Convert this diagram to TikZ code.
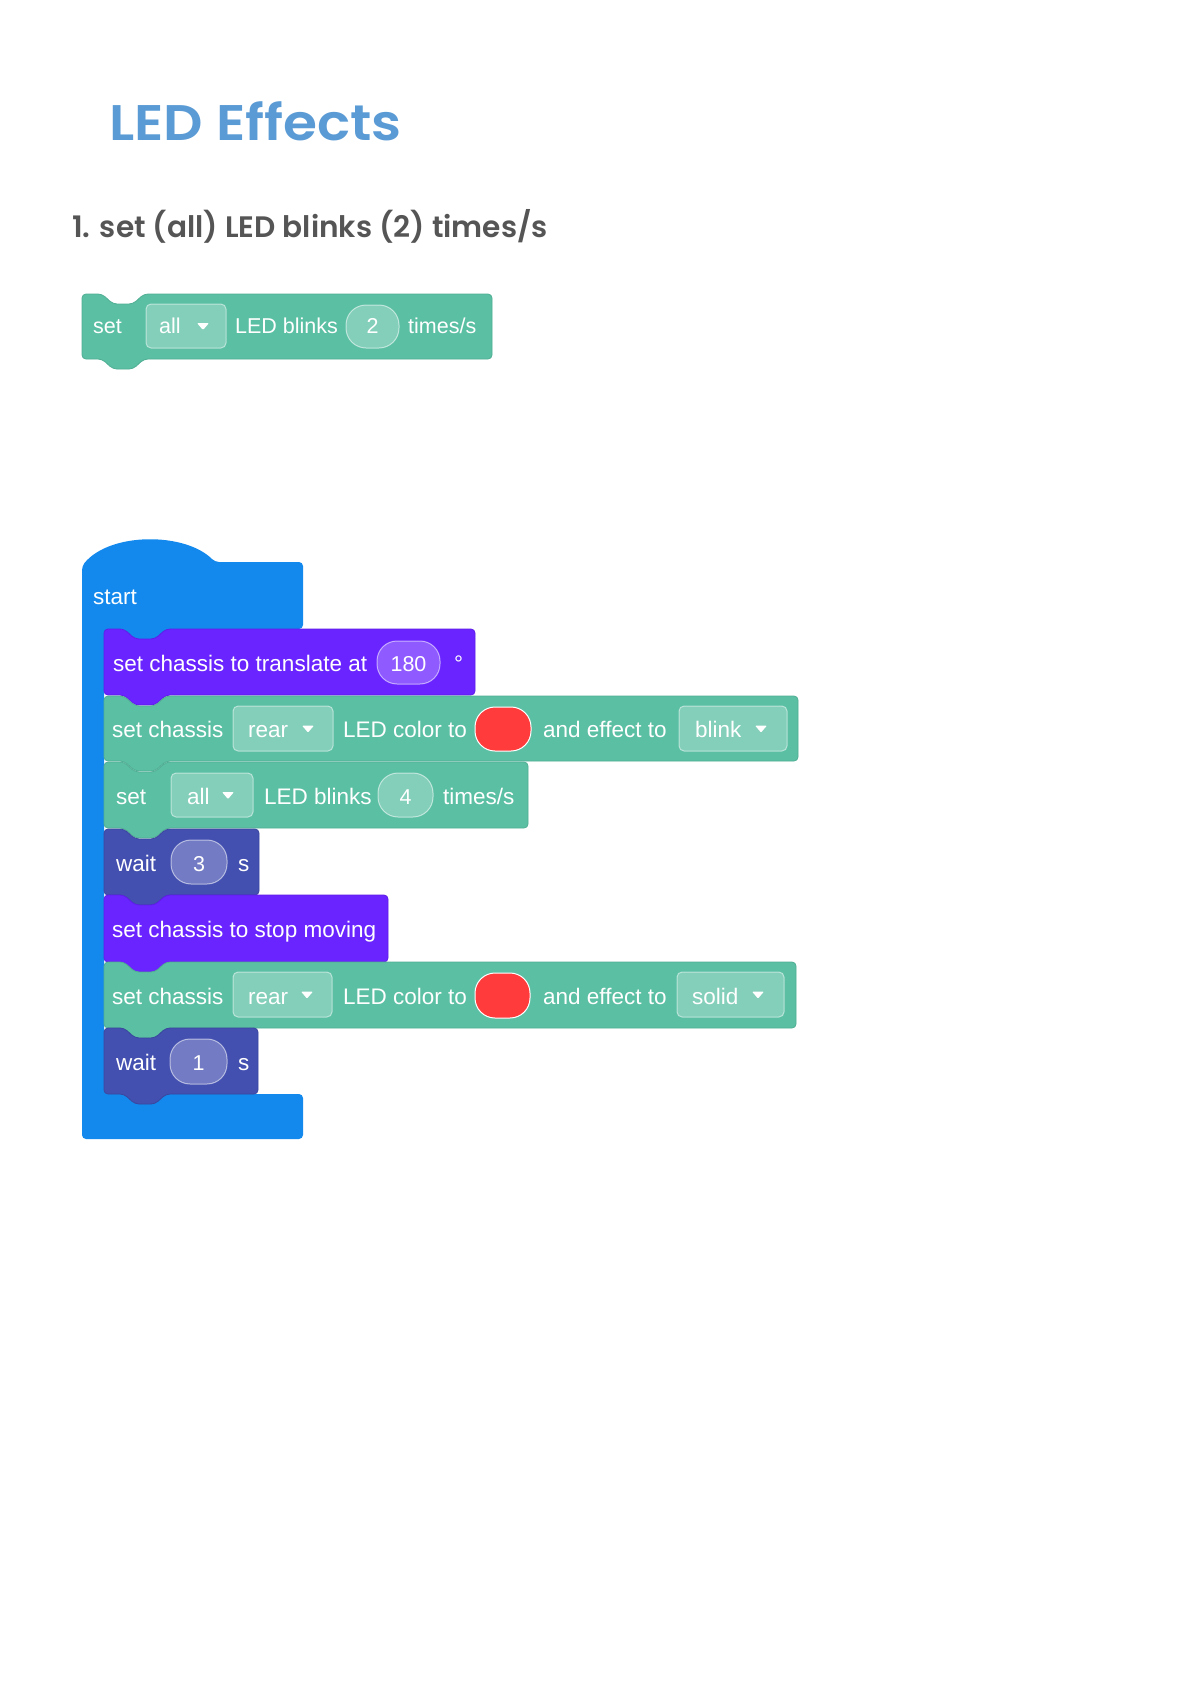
\documentclass[tikz,border=0pt]{standalone}
\usepackage{fontspec}
\setmainfont{Liberation Sans}
\newfontfamily\headfont{Poppins}[BoldFont={* SemiBold}]
\definecolor{blkteal}{HTML}{5BBFA3}
\definecolor{blktealdk}{HTML}{4FAE93}
\definecolor{blkpurple}{HTML}{6A24FF}
\definecolor{blkpurpledk}{HTML}{5E1CE6}
\definecolor{blkwait}{HTML}{4350B0}
\definecolor{blkwaitdk}{HTML}{3A469E}
\definecolor{blkstart}{HTML}{1389EE}
\definecolor{ledred}{HTML}{FF3B3B}
\definecolor{titleblue}{HTML}{5B9BD5}
\definecolor{subgray}{HTML}{555555}
% block: left, top, right, bottom, colour, border colour
\newcommand\codeblk[6]{%
  \filldraw[fill=#5, draw=#6, line width=0.8pt, rounded corners=4pt]
   (#1,#2) -- ({#1+20},#2) -- ({#1+31},{#2+10}) -- ({#1+51},{#2+10}) -- ({#1+62},#2)
   -- (#3,#2) -- (#3,#4) -- ({#1+62},#4) -- ({#1+51},{#4+10}) -- ({#1+31},{#4+10})
   -- ({#1+20},#4) -- (#1,#4) -- cycle;}
% dropdown box: x1,y1,x2,y2, arrow centre x
\newcommand\ddbox[5]{%
  \draw[ddsty] (#1,#2) rectangle (#3,#4);
  \fill[white, rounded corners=1pt] ({#5-6},{(#2+#4)/2-3}) -- ({#5+6},{(#2+#4)/2-3}) -- (#5,{(#2+#4)/2+4}) -- cycle;}
\begin{document}
\begin{tikzpicture}[x=1pt,y=-1pt,
  txt/.style={anchor=base west, inner sep=0pt, text=white, font=\fontsize{22.5}{26}\selectfont},
  txtsm/.style={anchor=base west, inner sep=0pt, text=white, font=\fontsize{21.5}{25}\selectfont},
  ctxt/.style={anchor=base, inner sep=0pt, text=white, font=\fontsize{21.5}{25}\selectfont},
  ddsty/.style={fill=white, fill opacity=0.25, draw=white, draw opacity=0.5, line width=1pt, rounded corners=5pt},
  ovsty/.style={fill=white, fill opacity=0.25, draw=white, draw opacity=0.55, line width=1pt, rounded corners=20pt},
  redov/.style={fill=ledred, draw=white, line width=1pt, rounded corners=20pt}]
\useasboundingbox (0,0) rectangle (1191,1684);
\fill[white] (0,0) rectangle (1191,1684);

% headings
\node[anchor=base west, inner sep=0pt, text=titleblue, font=\headfont\bfseries\fontsize{50}{58}\selectfont] (title) at (109,140) {\scalebox{1.1}[1]{LED Effects}};
\node[anchor=base west, inner sep=0pt, text=subgray, font=\headfont\bfseries\fontsize{29.6}{35}\selectfont] (subtitle) at (72,237) {1. set (all) LED blinks (2) times/s};

% standalone block
\codeblk{82}{294}{492}{359}{blkteal}{blktealdk}
\node[txtsm] (b1set) at (93,333) {set};
\ddbox{146}{304}{226}{348}{203}
\node[txtsm] (b1all) at (159,333) {all};
\node[txtsm] (b1led) at (235,333) {LED blinks};
\draw[ovsty] (346,305) rectangle (399,348);
\node[ctxt] (b1two) at (372.5,333) {2};
\node[txtsm] (b1times) at (408,333) {times/s};

% start hat block (C shape)
\fill[blkstart, rounded corners=4pt] (82,566) .. controls (110,532) and (185,532) .. (215,562)
  -- (303,562) -- (303,629) -- (167,629) -- (157,639) -- (135,639) -- (124,629)
  -- (104,629) -- (104,1094) -- (303,1094) -- (303,1139) -- (82,1139) -- cycle;
\node[txt] (start) at (93,604) {start};

% purple 1
\codeblk{104}{629}{475}{695}{blkpurple}{blkpurpledk}
\node[txt] (p1t) at (113,671) {set chassis to translate at};
\draw[ovsty] (377,641) rectangle (440,684);
\node[ctxt] (p1v) at (408.5,671) {180};
\node[txt] (p1deg) at (454,671) {°};

% green 1
\codeblk{104}{696}{798}{761}{blkteal}{blktealdk}
\node[txt] (g1a) at (112,737) {set chassis};
\ddbox{233}{706}{333}{751}{308}
\node[txt] (g1rear) at (248,737) {rear};
\node[txt] (g1b) at (343,737) {LED color to};
\draw[redov] (475,707) rectangle (531,751);
\node[txt] (g1c) at (543,737) {and effect to};
\ddbox{679}{706}{787}{751}{761}
\node[txt] (g1blink) at (695,737) {blink};

% green 2
\codeblk{104}{762}{528}{828}{blkteal}{blktealdk}
\node[txt] (g2a) at (116,804) {set};
\ddbox{171}{773}{253}{817}{228}
\node[txt] (g2all) at (187,804) {all};
\node[txt] (g2b) at (264,804) {LED blinks};
\draw[ovsty] (378,773) rectangle (433,817);
\node[ctxt] (g2v) at (405.5,804) {4};
\node[txt] (g2c) at (443,804) {times/s};

% wait 3
\codeblk{104}{829}{259}{895}{blkwait}{blkwaitdk}
\node[txt] (w1a) at (116,871) {wait};
\draw[ovsty] (171,840) rectangle (227,884);
\node[ctxt] (w1v) at (199,871) {3};
\node[txt] (w1s) at (238,871) {s};

% purple 2
\codeblk{104}{895}{388}{962}{blkpurple}{blkpurpledk}
\node[txt] (p2t) at (112,937) {set chassis to stop moving};

% green 3
\codeblk{104}{962}{796}{1028}{blkteal}{blktealdk}
\node[txt] (g3a) at (112,1004) {set chassis};
\ddbox{233}{972}{332}{1017}{307}
\node[txt] (g3rear) at (248,1004) {rear};
\node[txt] (g3b) at (343,1004) {LED color to};
\draw[redov] (475,973) rectangle (530,1018);
\node[txt] (g3c) at (543,1004) {and effect to};
\ddbox{677}{972}{784}{1017}{758}
\node[txt] (g3solid) at (692,1004) {solid};

% wait 1
\codeblk{104}{1028}{258}{1094}{blkwait}{blkwaitdk}
\node[txt] (w2a) at (116,1070) {wait};
\draw[ovsty] (170,1039) rectangle (227,1084);
\node[ctxt] (w2v) at (198.5,1070) {1};
\node[txt] (w2s) at (238,1070) {s};
\end{tikzpicture}
\end{document}
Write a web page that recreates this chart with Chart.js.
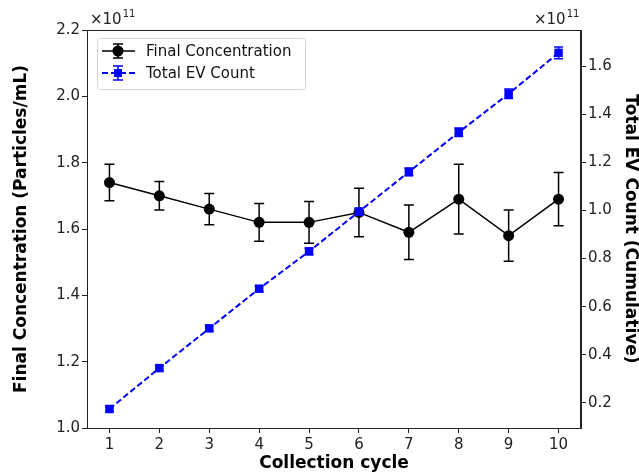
<!DOCTYPE html>
<html>
<head>
<meta charset="utf-8">
<script src="https://cdn.jsdelivr.net/npm/chart.js@4/dist/chart.umd.min.js"></script>
<style>
    html, body { margin: 0; padding: 0; background: #fff; }
    #wrap { width: 639px; height: 472px; }
</style>
</head>
<body>
<div id="wrap"><canvas id="evChart" width="639" height="472"></canvas></div>
<script>
// values are in units of 1e11
const cycles = [1, 2, 3, 4, 5, 6, 7, 8, 9, 10];
const concentration = [1.74, 1.70, 1.66, 1.62, 1.62, 1.65, 1.59, 1.69, 1.58, 1.69];
const concentrationErr = [0.055, 0.043, 0.047, 0.057, 0.063, 0.073, 0.082, 0.105, 0.077, 0.08];
const evCount = [0.175, 0.345, 0.51, 0.675, 0.83, 0.995, 1.16, 1.325, 1.485, 1.655];
const evCountErr = [0.01, 0.011, 0.012, 0.012, 0.013, 0.014, 0.016, 0.018, 0.02, 0.024];
const leftTicks = [1.0, 1.2, 1.4, 1.6, 1.8, 2.0, 2.2];
const rightTicks = [0.2, 0.4, 0.6, 0.8, 1.0, 1.2, 1.4, 1.6];

const FONT = 'DejaVu Sans';
const AXIS = '#222';

// error bars drawn right before each dataset
const errorBars = {
    id: 'errorBars',
    beforeDatasetDraw(chart, args) {
        const ds = chart.data.datasets[args.index];
        if (!ds.errors) return;
        const ctx = chart.ctx;
        const xs = chart.scales.x;
        const ys = chart.scales[ds.yAxisID];
        ctx.save();
        ctx.strokeStyle = ds.borderColor;
        ctx.lineWidth = ds.errWidth;
        ctx.setLineDash([]);
        ds.data.forEach((p, i) => {
            const x = xs.getPixelForValue(p.x);
            const y1 = ys.getPixelForValue(p.y - ds.errors[i]);
            const y2 = ys.getPixelForValue(p.y + ds.errors[i]);
            const c = ds.capHalf;
            ctx.beginPath();
            ctx.moveTo(x, y1); ctx.lineTo(x, y2);
            ctx.moveTo(x - c, y1); ctx.lineTo(x + c, y1);
            ctx.moveTo(x - c, y2); ctx.lineTo(x + c, y2);
            ctx.stroke();
        });
        ctx.restore();
    }
};

// frame, exponent labels and legend box
const decorations = {
    id: 'decorations',
    afterDraw(chart) {
        const ctx = chart.ctx;
        const a = chart.chartArea;
        ctx.save();
        ctx.strokeStyle = AXIS;
        ctx.lineWidth = 1;
        ctx.strokeRect(a.left + 0.5, a.top + 0.5, a.right - a.left - 1, a.bottom - a.top);

        // x10^11 offset labels
        ctx.fillStyle = '#222';
        ctx.textBaseline = 'alphabetic';
        ctx.textAlign = 'left';
        const drawExp = (x) => {
            ctx.font = '15px ' + FONT;
            ctx.fillText('\u00d710', x, 24);
            const w = ctx.measureText('\u00d710').width;
            ctx.font = '10px ' + FONT;
            ctx.fillText('11', x + w + 1, 17);
        };
        drawExp(a.left + 3);
        drawExp(a.right - 47);

        // legend
        const bx = 97, by = 38, bw = 208, bh = 51;
        ctx.beginPath();
        ctx.roundRect(bx + 0.5, by + 0.5, bw, bh, 3);
        ctx.fillStyle = 'rgba(255,255,255,0.85)';
        ctx.fill();
        ctx.strokeStyle = '#d4d4d4';
        ctx.stroke();

        const rows = [
            { label: 'Final Concentration', color: '#000', dash: [], marker: 'circle', y: 51, lw: 1.5 },
            { label: 'Total EV Count', color: '#0000ff', dash: [6, 3], marker: 'rect', y: 73, lw: 2 }
        ];
        rows.forEach(r => {
            ctx.strokeStyle = r.color;
            ctx.fillStyle = r.color;
            ctx.lineWidth = r.lw;
            ctx.setLineDash(r.dash);
            ctx.beginPath();
            ctx.moveTo(102, r.y); ctx.lineTo(135, r.y);
            ctx.stroke();
            ctx.setLineDash([]);
            ctx.lineWidth = 1.5;
            ctx.beginPath();
            ctx.moveTo(118, r.y - 7); ctx.lineTo(118, r.y + 7);
            ctx.moveTo(113, r.y - 7); ctx.lineTo(123, r.y - 7);
            ctx.moveTo(113, r.y + 7); ctx.lineTo(123, r.y + 7);
            ctx.stroke();
            ctx.beginPath();
            if (r.marker === 'circle') ctx.arc(118, r.y, 5.5, 0, Math.PI * 2);
            else ctx.rect(114, r.y - 4, 8, 8);
            ctx.fill();
            ctx.fillStyle = '#111';
            ctx.font = '15px ' + FONT;
            ctx.textBaseline = 'middle';
            ctx.fillText(r.label, 146, r.y + 1);
        });
        ctx.restore();
    }
};

const setTicks = (list) => (scale) => { scale.ticks = list.map(v => ({ value: v })); };

new Chart(document.getElementById('evChart'), {
    type: 'line',
    data: {
        datasets: [
            {
                label: 'Final Concentration',
                data: cycles.map((c, i) => ({ x: c, y: concentration[i] })),
                errors: concentrationErr,
                errWidth: 1.5,
                capHalf: 5,
                yAxisID: 'y',
                borderColor: '#000',
                backgroundColor: '#000',
                borderWidth: 1.5,
                pointStyle: 'circle',
                pointRadius: 5.5,
                pointBorderWidth: 0,
                order: 1
            },
            {
                label: 'Total EV Count',
                data: cycles.map((c, i) => ({ x: c, y: evCount[i] })),
                errors: evCountErr,
                errWidth: 1.5,
                capHalf: 4.5,
                yAxisID: 'y1',
                borderColor: '#0000ff',
                backgroundColor: '#0000ff',
                borderWidth: 2,
                borderDash: [6, 3],
                pointStyle: 'rect',
                pointRadius: 6,
                pointBorderWidth: 0,
                order: 0
            }
        ]
    },
    options: {
        responsive: false,
        animation: false,
        layout: { padding: { top: 30, left: 0, right: 0, bottom: 0 } },
        plugins: {
            legend: { display: false },
            tooltip: { enabled: false }
        },
        scales: {
            x: {
                type: 'linear',
                min: 0.55,
                max: 10.45,
                afterBuildTicks: setTicks(cycles),
                afterFit: (s) => { s.height = 44; },
                ticks: {
                    color: '#222',
                    font: { family: FONT, size: 15 },
                    padding: 3,
                    callback: (v) => String(v)
                },
                grid: { drawOnChartArea: false, drawTicks: true, tickLength: 5, color: AXIS },
                border: { color: AXIS },
                title: {
                    display: true,
                    text: 'Collection cycle',
                    color: '#000',
                    font: { family: FONT, size: 17, weight: 'bold', lineHeight: 1 },
                    padding: { top: 0, bottom: 0 }
                }
            },
            y: {
                position: 'left',
                min: 1.0,
                max: 2.2,
                afterBuildTicks: setTicks(leftTicks),
                afterFit: (s) => { s.width = 87; },
                ticks: {
                    color: '#222',
                    font: { family: FONT, size: 15 },
                    padding: 2,
                    callback: (v) => v.toFixed(1)
                },
                grid: { drawOnChartArea: false, drawTicks: true, tickLength: 5, color: AXIS },
                border: { color: AXIS },
                title: {
                    display: true,
                    text: 'Final Concentration (Particles/mL)',
                    color: '#000',
                    font: { family: FONT, size: 17, weight: 'bold', lineHeight: 1 },
                    padding: { top: 13, bottom: 0 }
                }
            },
            y1: {
                position: 'right',
                min: 0.096,
                max: 1.75,
                afterBuildTicks: setTicks(rightTicks),
                afterFit: (s) => { s.width = 58; },
                ticks: {
                    color: '#222',
                    font: { family: FONT, size: 15 },
                    padding: 2,
                    callback: (v) => v.toFixed(1)
                },
                grid: { drawOnChartArea: false, drawTicks: true, tickLength: 5, color: AXIS },
                border: { color: AXIS },
                title: {
                    display: true,
                    text: 'Total EV Count (Cumulative)',
                    color: '#000',
                    font: { family: FONT, size: 17, weight: 'bold', lineHeight: 1 },
                    padding: { top: 0, bottom: 0 }
                }
            }
        }
    },
    plugins: [errorBars, decorations]
});
</script>
</body>
</html>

▶ What the task requires
Gather and return every line that holds the string "this".

▶ Expected answer
Convert this diagram to TikZ code.
Write a web page that recreates this chart with Chart.js.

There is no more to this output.